Nicely observed. Bushman talks about this in his essay, "Joseph Smith and the Creation of the Sacred." He argues that one major reason for Joseph's lasting influence was that he "met a human need for the sacred": "He offered new sites for encountering the sacred, and it was the growing potency of these distinctive loci that set Mormonism apart from the rest of the Christian world." Bushman focuses on two: sacred words and sacred places.
In raw, untutored form, Joseph Smith gave his followers both words from heaven and spaces in which to pledge themselves to God. . . . We may devise our own explanations for Smith's influence in antebellum America. But if we asked the early converts, they most likely would have said they heard God in their prophet's words and found God in their holy city and in their sacred temple. We can look behind and beneath their explanations for one that satisfies us, but in the end we cannot lightly dismiss their own accounts of how the sacred entered their lives.
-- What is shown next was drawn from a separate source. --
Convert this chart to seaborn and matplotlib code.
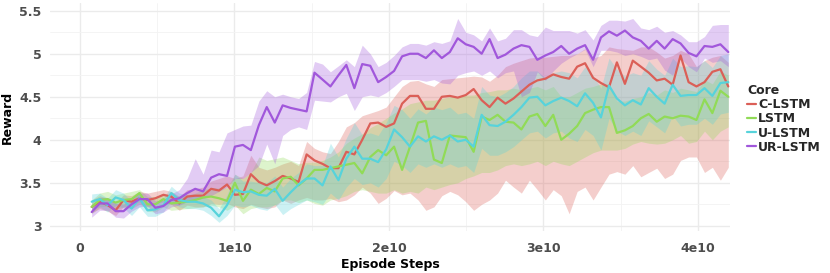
import numpy as np
import pandas as pd
import seaborn as sns
import matplotlib
matplotlib.use('Agg')
import matplotlib.pyplot as plt
from matplotlib.ticker import MultipleLocator, FuncFormatter

# episode steps (units of 1e8)
steps_e8 = [7.6, 12.8, 17.9, 23.1, 28.2, 33.4, 38.5, 43.7, 48.8, 54.0,
            59.1, 64.3, 69.4, 74.6, 79.7, 84.9, 90.0, 95.2, 100.3, 105.5,
            110.6, 115.8, 120.9, 126.1, 131.2, 136.4, 141.5, 146.7, 151.8, 157.0,
            162.1, 167.3, 172.4, 177.6, 182.7, 187.9, 193.0, 198.2, 203.3, 208.5,
            213.6, 218.8, 223.9, 229.1, 234.2, 239.4, 244.5, 249.7, 254.8, 260.0,
            265.1, 270.3, 275.4, 280.6, 285.7, 290.9, 296.0, 301.2, 306.3, 311.5,
            316.6, 321.8, 326.9, 332.1, 337.2, 342.4, 347.5, 352.7, 357.8, 363.0,
            368.1, 373.3, 378.4, 383.6, 388.7, 393.9, 399.0, 404.2, 409.3, 414.5,
            419.6]

cores = ['C-LSTM', 'LSTM', 'U-LSTM', 'UR-LSTM']

c_mean = [3.22, 3.28, 3.24, 3.18, 3.30, 3.28, 3.32, 3.30, 3.32, 3.36,
          3.34, 3.26, 3.34, 3.35, 3.35, 3.43, 3.41, 3.48, 3.36, 3.37,
          3.60, 3.51, 3.47, 3.52, 3.58, 3.55, 3.51, 3.83, 3.76, 3.72,
          3.67, 3.67, 3.86, 3.83, 4.00, 4.19, 4.20, 4.15, 4.19, 4.42,
          4.51, 4.51, 4.36, 4.36, 4.50, 4.51, 4.49, 4.52, 4.59, 4.46,
          4.38, 4.49, 4.42, 4.48, 4.56, 4.64, 4.69, 4.71, 4.76, 4.73,
          4.71, 4.85, 4.89, 4.72, 4.66, 4.61, 4.90, 4.65, 4.92, 4.85,
          4.78, 4.69, 4.71, 4.64, 4.98, 4.67, 4.62, 4.67, 4.79, 4.82,
          4.62]
c_lo = [3.15, 3.20, 3.17, 3.12, 3.22, 3.20, 3.25, 3.22, 3.25, 3.28,
        3.25, 3.18, 3.24, 3.22, 3.22, 3.26, 3.25, 3.26, 3.22, 3.20,
        3.25, 3.22, 3.20, 3.22, 3.30, 3.26, 3.30, 3.33, 3.30, 3.30,
        3.32, 3.28, 3.30, 3.36, 3.45, 3.38, 3.26, 3.32, 3.41, 3.36,
        3.38, 3.30, 3.18, 3.22, 3.35, 3.40, 3.36, 3.28, 3.18, 3.25,
        3.30, 3.38, 3.53, 3.45, 3.38, 3.53, 3.42, 3.30, 3.42, 3.35,
        3.14, 3.40, 3.45, 3.30, 3.45, 3.60, 3.63, 3.60, 3.70, 3.57,
        3.62, 3.67, 3.55, 3.60, 3.76, 3.80, 3.80, 3.62, 3.68, 3.53,
        3.68]
c_hi = [3.30, 3.35, 3.32, 3.27, 3.36, 3.35, 3.40, 3.38, 3.40, 3.42,
        3.40, 3.34, 3.42, 3.43, 3.45, 3.52, 3.55, 3.58, 3.55, 3.58,
        3.82, 3.68, 3.65, 3.68, 3.72, 3.75, 3.70, 3.98, 3.90, 3.86,
        3.84, 3.98, 4.15, 4.20, 4.28, 4.31, 4.34, 4.38, 4.50, 4.62,
        4.68, 4.69, 4.65, 4.62, 4.70, 4.71, 4.72, 4.73, 4.74, 4.73,
        4.68, 4.75, 4.85, 4.89, 4.92, 4.95, 4.96, 4.96, 4.97, 4.98,
        4.98, 5.00, 5.06, 4.95, 4.98, 5.08, 5.06, 5.05, 5.04, 5.08,
        5.08, 5.02, 4.95, 4.98, 5.04, 5.00, 4.85, 4.92, 4.96, 4.98,
        4.90]

l_mean = [3.22, 3.30, 3.31, 3.27, 3.30, 3.31, 3.38, 3.25, 3.25, 3.31,
          3.26, 3.27, 3.28, 3.30, 3.33, 3.34, 3.32, 3.29, 3.50, 3.29,
          3.42, 3.37, 3.44, 3.40, 3.55, 3.57, 3.47, 3.55, 3.65, 3.65,
          3.67, 3.69, 3.71, 3.73, 3.61, 3.80, 3.88, 3.82, 3.92, 3.65,
          3.92, 4.20, 4.22, 3.77, 3.73, 4.05, 4.04, 4.03, 3.86, 4.27,
          4.23, 4.29, 4.21, 4.20, 4.12, 4.27, 4.30, 4.16, 4.29, 4.00,
          4.07, 4.16, 4.31, 4.35, 4.38, 4.38, 4.08, 4.11, 4.16, 4.25,
          4.30, 4.21, 4.27, 4.25, 4.28, 4.27, 4.23, 4.47, 4.31, 4.57,
          4.50]
l_lo = [3.14, 3.22, 3.23, 3.19, 3.22, 3.23, 3.28, 3.17, 3.16, 3.22,
        3.18, 3.19, 3.20, 3.21, 3.22, 3.24, 3.22, 3.18, 3.24, 3.14,
        3.20, 3.22, 3.22, 3.24, 3.30, 3.30, 3.27, 3.30, 3.26, 3.24,
        3.30, 3.32, 3.35, 3.40, 3.42, 3.40, 3.38, 3.38, 3.42, 3.38,
        3.40, 3.38, 3.45, 3.42, 3.45, 3.48, 3.50, 3.55, 3.58, 3.62,
        3.62, 3.65, 3.70, 3.72, 3.70, 3.72, 3.75, 3.70, 3.75, 3.72,
        3.70, 3.75, 3.80, 3.85, 3.88, 3.88, 3.88, 3.90, 3.95, 3.98,
        3.96, 3.95, 3.96, 4.00, 4.05, 3.96, 3.98, 4.10, 4.00, 4.10,
        4.15]
l_hi = [3.30, 3.38, 3.40, 3.36, 3.38, 3.40, 3.42, 3.34, 3.34, 3.38,
        3.34, 3.35, 3.36, 3.38, 3.42, 3.44, 3.44, 3.44, 3.60, 3.55,
        3.62, 3.80, 3.76, 3.78, 3.80, 3.76, 3.72, 3.74, 3.74, 3.76,
        3.80, 3.86, 3.96, 4.02, 4.07, 4.14, 4.19, 4.25, 4.31, 4.36,
        4.42, 4.44, 4.46, 4.46, 4.48, 4.50, 4.50, 4.52, 4.52, 4.55,
        4.56, 4.58, 4.58, 4.60, 4.58, 4.60, 4.62, 4.58, 4.62, 4.50,
        4.50, 4.55, 4.60, 4.62, 4.65, 4.65, 4.45, 4.45, 4.48, 4.50,
        4.55, 4.52, 4.58, 4.55, 4.60, 4.58, 4.56, 4.70, 4.65, 4.80,
        4.75]

u_mean = [3.28, 3.31, 3.24, 3.33, 3.30, 3.20, 3.32, 3.18, 3.19, 3.24,
          3.38, 3.30, 3.28, 3.28, 3.26, 3.21, 3.11, 3.24, 3.42, 3.39,
          3.40, 3.36, 3.35, 3.43, 3.29, 3.39, 3.48, 3.55, 3.55, 3.47,
          3.69, 3.53, 3.78, 3.92, 3.78, 3.78, 3.74, 3.89, 4.12, 4.03,
          3.92, 4.04, 3.98, 4.04, 4.00, 4.05, 3.98, 4.00, 3.92, 4.29,
          4.17, 4.16, 4.21, 4.29, 4.38, 4.49, 4.50, 4.40, 4.45, 4.49,
          4.45, 4.39, 4.54, 4.43, 4.26, 4.63, 4.48, 4.40, 4.46, 4.41,
          4.60, 4.50, 4.42, 4.64, 4.51, 4.52, 4.52, 4.60, 4.51, 4.66,
          4.67]
u_lo = [3.20, 3.22, 3.16, 3.24, 3.21, 3.12, 3.22, 3.11, 3.11, 3.16,
        3.28, 3.22, 3.20, 3.20, 3.18, 3.12, 3.04, 3.12, 3.24, 3.22,
        3.24, 3.20, 3.18, 3.25, 3.13, 3.20, 3.25, 3.30, 3.28, 3.25,
        3.38, 3.30, 3.45, 3.55, 3.48, 3.50, 3.45, 3.55, 3.75, 3.70,
        3.62, 3.72, 3.68, 3.72, 3.68, 3.72, 3.68, 3.70, 3.62, 3.90,
        3.82, 3.82, 3.86, 3.92, 4.00, 4.08, 4.10, 4.02, 4.08, 4.10,
        4.02, 3.98, 4.12, 4.05, 3.88, 4.25, 4.10, 4.05, 4.10, 4.05,
        4.22, 4.15, 4.08, 4.28, 4.16, 4.18, 4.18, 4.25, 4.18, 4.30,
        4.32]
u_hi = [3.37, 3.38, 3.32, 3.42, 3.38, 3.28, 3.40, 3.26, 3.26, 3.32,
        3.46, 3.38, 3.36, 3.36, 3.34, 3.30, 3.20, 3.36, 3.60, 3.52,
        3.52, 3.50, 3.50, 3.58, 3.45, 3.55, 3.62, 3.72, 3.70, 3.70,
        3.96, 3.80, 4.02, 4.20, 4.06, 4.08, 4.05, 4.20, 4.40, 4.35,
        4.25, 4.36, 4.30, 4.38, 4.35, 4.38, 4.30, 4.32, 4.25, 4.62,
        4.52, 4.50, 4.55, 4.62, 4.72, 4.80, 4.80, 4.72, 4.78, 4.80,
        4.78, 4.72, 4.85, 4.75, 4.60, 4.95, 4.82, 4.74, 4.78, 4.75,
        4.92, 4.82, 4.75, 4.95, 4.85, 4.86, 4.85, 4.92, 4.84, 4.98,
        5.00]

ur_mean = [3.16, 3.26, 3.26, 3.17, 3.17, 3.25, 3.31, 3.31, 3.21, 3.23,
           3.30, 3.32, 3.38, 3.43, 3.40, 3.56, 3.60, 3.58, 3.92, 3.94,
           3.88, 4.17, 4.38, 4.20, 4.40, 4.37, 4.35, 4.33, 4.78, 4.70,
           4.62, 4.75, 4.87, 4.60, 4.88, 4.86, 4.67, 4.73, 4.80, 4.97,
           5.00, 5.00, 4.95, 5.04, 4.95, 5.02, 5.18, 5.11, 5.08, 5.00,
           5.17, 4.95, 4.99, 5.06, 5.10, 5.08, 4.93, 4.98, 5.02, 5.09,
           5.00, 5.06, 5.10, 4.93, 5.19, 5.26, 5.21, 5.27, 5.19, 5.15,
           5.06, 5.15, 5.06, 5.17, 5.12, 5.01, 4.97, 5.09, 5.08, 5.11,
           5.02]
ur_lo = [3.10, 3.18, 3.18, 3.10, 3.09, 3.17, 3.22, 3.23, 3.14, 3.16,
         3.22, 3.24, 3.28, 3.30, 3.32, 3.35, 3.40, 3.45, 3.55, 3.55,
         3.62, 3.70, 3.95, 3.72, 4.05, 4.12, 4.15, 4.12, 4.46, 4.45,
         4.44, 4.50, 4.54, 4.34, 4.50, 4.52, 4.50, 4.55, 4.62, 4.70,
         4.70, 4.70, 4.68, 4.70, 4.66, 4.65, 4.75, 4.78, 4.80, 4.75,
         4.80, 4.72, 4.78, 4.80, 4.50, 4.55, 4.79, 4.69, 4.80, 4.89,
         4.95, 5.00, 5.05, 4.85, 5.04, 5.04, 5.02, 4.98, 5.00, 4.97,
         4.93, 4.95, 4.81, 4.75, 4.95, 4.85, 4.79, 4.95, 4.90, 4.92,
         4.85]
ur_hi = [3.24, 3.33, 3.33, 3.26, 3.25, 3.33, 3.38, 3.38, 3.29, 3.30,
         3.37, 3.42, 3.55, 3.78, 3.60, 3.88, 3.86, 4.08, 4.12, 4.16,
         4.17, 4.45, 4.57, 4.50, 4.53, 4.50, 4.48, 4.55, 4.91, 4.88,
         4.79, 4.86, 4.93, 4.85, 5.10, 5.00, 4.85, 4.90, 4.98, 5.08,
         5.12, 5.12, 5.10, 5.14, 5.12, 5.15, 5.41, 5.25, 5.22, 5.15,
         5.30, 5.15, 5.18, 5.28, 5.28, 5.22, 5.20, 5.31, 5.27, 5.27,
         5.27, 5.24, 5.28, 5.16, 5.33, 5.39, 5.39, 5.38, 5.41, 5.30,
         5.28, 5.32, 5.25, 5.27, 5.22, 5.14, 5.14, 5.20, 5.33, 5.34,
         5.34]

means = [c_mean, l_mean, u_mean, ur_mean]
lows = [c_lo, l_lo, u_lo, ur_lo]
highs = [c_hi, l_hi, u_hi, ur_hi]

steps = np.array(steps_e8) * 1e8
frames = []
for core, m, lo, hi in zip(cores, means, lows, highs):
    frames.append(pd.DataFrame({'step': steps, 'reward': m, 'lo': lo, 'hi': hi, 'Core': core}))
df = pd.concat(frames, ignore_index=True)

sns.set_theme(style='whitegrid')
plt.rcParams['font.family'] = ['DejaVu Sans']
plt.rcParams['font.weight'] = 'bold'
plt.rcParams['axes.labelweight'] = 'bold'

palette = dict(zip(cores, sns.color_palette('hls', 4)))

fig = plt.figure(figsize=(8.3, 2.73), dpi=100)
ax = fig.add_axes([0.0602, 0.154, 0.8193, 0.835])

for core in cores:
    sub = df[df['Core'] == core]
    ax.fill_between(sub['step'], sub['lo'], sub['hi'], color=palette[core],
                    alpha=0.3, lw=0, zorder=2)

sns.lineplot(data=df, x='step', y='reward', hue='Core', palette=palette,
             linewidth=1.6, ax=ax, legend=False, zorder=3)

ax.set_xlim(-0.194e10, 4.207e10)
ax.set_ylim(2.94, 5.59)
ax.xaxis.set_major_locator(MultipleLocator(1e10))
ax.xaxis.set_minor_locator(MultipleLocator(0.5e10))
ax.yaxis.set_major_locator(MultipleLocator(0.5))
ax.yaxis.set_minor_locator(MultipleLocator(0.25))
ax.xaxis.set_major_formatter(FuncFormatter(lambda v, p: '0' if abs(v) < 1 else f'{v / 1e10:.0f}e10'))
ax.yaxis.set_major_formatter(FuncFormatter(lambda v, p: f'{v:g}'))

ax.set_facecolor('white')
ax.grid(which='major', color='#ebebeb', linewidth=1.0)
ax.grid(which='minor', color='#f3f3f3', linewidth=0.6)
for s in ax.spines.values():
    s.set_visible(False)
ax.tick_params(axis='both', which='both', length=0, labelsize=9, labelcolor='#4d4d4d')
ax.tick_params(axis='x', pad=8)
ax.tick_params(axis='y', pad=6)

ax.set_xlabel('Episode Steps', fontsize=9, color='black', labelpad=2)
ax.set_ylabel('Reward', fontsize=9, color='black', labelpad=4)

handles = [plt.Line2D([], [], color=palette[c], lw=1.6) for c in cores]
leg = fig.legend(handles, cores, title='Core', loc='center left',
                 bbox_to_anchor=(0.893, 0.565), frameon=False,
                 handlelength=0.7, handletextpad=0.15, labelspacing=0.1,
                 borderpad=0, alignment='left',
                 prop={'weight': 'bold', 'size': 9},
                 title_fontproperties={'weight': 'bold', 'size': 9})

fig.savefig('out.png', dpi=100, facecolor='white')
plt.close(fig)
I like Bushman's essay because it also fits my own experience. I've had what I consider to be encounters with the divine a few times in my life, and they have all occurred in a Mormon context: while reading the Book of Mormon, while attending the temple, while participating in priesthood blessings, etc. I don't just mean a feeling of spiritual connection, but the feeling of the presence of a real, divine Other.

If Joseph Smith was a con man, the religious world he helped create has nevertheless been a great blessing in my life. I know others here don't feel that way, but it has been my experience.